Study Finds Emergency Contraception Less Available in Some Rural Pharmacies


One out of every 4 pharmacists in Georgia said emergency contraception was not available at the store and ended the call.

Patients in Georgia, and particularly those in rural towns, may have challenges finding emergency contraception at pharmacies, according to research from the University of Georgia.

Emergency contraception is a time-sensitive medication that must be taken soon after sex in order to be effective. However, only 57% of pharmacies in Georgia stocked levonorgestrel (Plan B), according to the study. Furthermore, less than 1% reported stocking the more effective, prescription-only emergency contraceptive ulipristal acetate (Ella).

Furthermore, rural pharmacies were even less likely to have levonorgestrel than stores in metropolitan areas. This lack of availability reflects historical challenges for women in rural and low-income areas who are seeking access to preventive care, including contraception.
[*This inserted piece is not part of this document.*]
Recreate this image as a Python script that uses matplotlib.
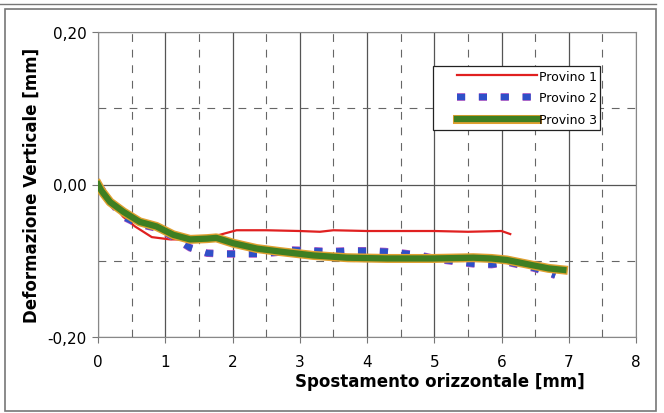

The findings suggest that poor access to emergency contraception could exacerbate already high rates of unintended and teen pregnancies in rural areas.

“Reproductive care can sometimes be hard to access, particularly in the South,” lead author Rebecca Stone said in a press release. “Georgia has poorer reproductive care outcomes than many other parts of the country, such as higher rates of unintended pregnancy and maternal mortality. Emergency contraception is like other reproductive health services: We need to take steps to ensure equal access for everybody in our state.”

In the study, investigators contacted 518 pharmacies in both metropolitan and rural areas of Georgia. Pharmacists were asked whether the store had “something that [they could] use after sex to not get pregnant.”

Most pharmacists discussed Plan B with the caller, regardless of whether it was in stock at the pharmacy. More than 10% of those who did not have it stocked still provided counseling to the patient and offered to order the drug or referred them to another pharmacy that may have the medication. However, 1 out of every 4 pharmacists said emergency contraception was not available at the store and ended the call.

Of the pharmacists who discussed Plan B as an option with the caller, 80% said the drug would not work or that they were unsure whether it would work after 72 hours. Although this follows the information in the package insert, it is outdated information. Plan B is most effective in the first 3 days after sex, but it can still help prevent pregnancy for up to 5 days, according to the study.

“In our current environment, pharmacists are extremely busy and may be hard-pressed to spend a lot of time answering patient questions and still get their work done,” Stone said in the press release. “They often rely on the manufacturer package insert information to answer questions, and in this case, it isn’t fully accurate. I think that unfairly sets pharmacists up to provide inaccurate information.”

The study authors noted that in many European countries, ulipristal acetate is sold OTC. However, the United States is often slower to grant medications OTC status, and reproductive health medications receive an extra level of scrutiny over other medications. As a result, many health professionals are not even aware that an alternative to Plan B exists.

Less than 2% of pharmacists contacted in the study mentioned ulipristal acetate as an option for emergency contraception, and only 0.4% told the caller it was in stock at their pharmacy. A follow-up call showed that around 3% of the pharmacists actually did have the medication in stock.

“Ella works better at preventing pregnancies than Plan B, particularly for women who are overweight or are using emergency contraception 4 to 5 days after sex,” Stone said in the press release. “But studies have shown that many physicians don’t know this drug is available. Patients don’t know about it. And our research showed that most Georgia pharmacists don’t know about it either.”

Stone added that she is working with industry partners to offer continuing education courses on emergency contraception.

“I’m a strong advocate for pharmacist-prescribed contraception and emergency contraception because it expands patient access to these products,” Stone said in the press release. “In states where pharmacists prescribe these products, pharmacists have more opportunities to keep their clinical skills fresh with continuing education courses that are developed as part of their state prescribing protocols. And if they’re prescribing it, they may be more likely to keep it in stock.”


Emergency contraception is hard to find in Georgia, rural pharmacies. News release. EurekAlert; February 10, 2022. Accessed February 11, 2022.